What is crypto arbitrage trading?
Cryptocurrency arbitrage trading is a strategy that has gained popularity in the world of digital assets. It involves exploiting price differences of the same cryptocurrency across different exchanges to make a profit. In this article, we'll delve into what crypto arbitrage trading is, how it works, its risks, and potential rewards.
Understanding Arbitrage
Arbitrage, in general financial terms, refers to the simultaneous purchase and sale of an asset to profit from price disparities in different markets. In the context of cryptocurrencies, it means buying a cryptocurrency on one exchange where the price is lower and selling it on another exchange where the price is higher, thus making a profit from the price difference.
How Crypto Arbitrage Works
Crypto arbitrage trading typically involves the following steps:
Identifying Opportunities: Traders use specialized tools or software to monitor multiple cryptocurrency exchanges in real-time. These tools identify price disparities for the same cryptocurrency pair (e.g., BTC/USD) across different exchanges.
Buying Low: When a price difference is detected, the trader buys the cryptocurrency at the exchange where the price is lower. This often involves transferring funds to that exchange if not already available there.
Transferring Quickly: Speed is crucial in arbitrage trading since cryptocurrency prices can change rapidly. Traders transfer the purchased cryptocurrency to the exchange where they intend to sell it.
Selling High: Once the cryptocurrency arrives at the destination exchange, the trader sells it at the higher price.
Profiting: The price difference between the two exchanges, minus fees and transaction costs, results in a profit for the trader.
Types of Crypto Arbitrage
Spot Arbitrage: This is the most common form of crypto arbitrage, where traders buy and sell the actual cryptocurrency.

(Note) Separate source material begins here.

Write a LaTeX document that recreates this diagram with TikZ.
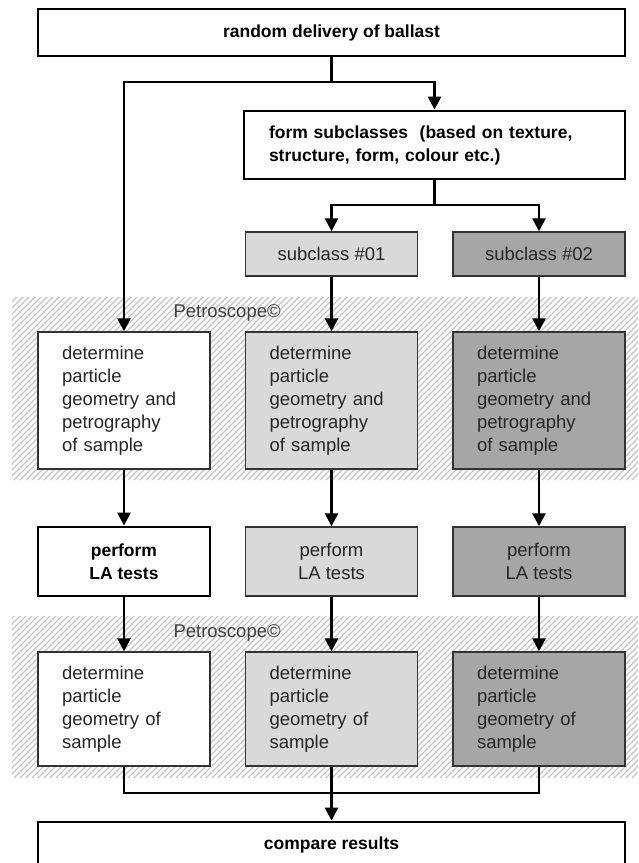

Futures Arbitrage: Traders exploit price differences between the spot market (current price) and the futures market (price agreed upon for a future date). This is a more complex form of arbitrage.
Triangular Arbitrage: Involves trading between three different cryptocurrencies to take advantage of price differences.
Risks and Challenges
While crypto arbitrage can be lucrative, it comes with its share of risks and challenges:
Execution Speed: Fast execution is critical in arbitrage trading, and delays can result in missed opportunities or losses.
Fees and Costs: Transaction fees, withdrawal fees, and exchange fees can eat into profits.
Market Volatility: Crypto markets are known for their high volatility, and price differences can change rapidly.
Liquidity: Arbitrage opportunities may not always be available due to low liquidity on some exchanges.
Regulatory Issues: Different exchanges may have varying regulations and compliance requirements.
Conclusion
Crypto arbitrage trading is a strategy that allows traders to profit from price differences across cryptocurrency exchanges. While it can be a profitable endeavor, it's not without risks, and success depends on factors like execution speed, market conditions, and transaction costs. Traders interested in crypto arbitrage should conduct thorough research, use reliable arbitrage tools, and be prepared to adapt to the dynamic and ever-changing cryptocurrency markets.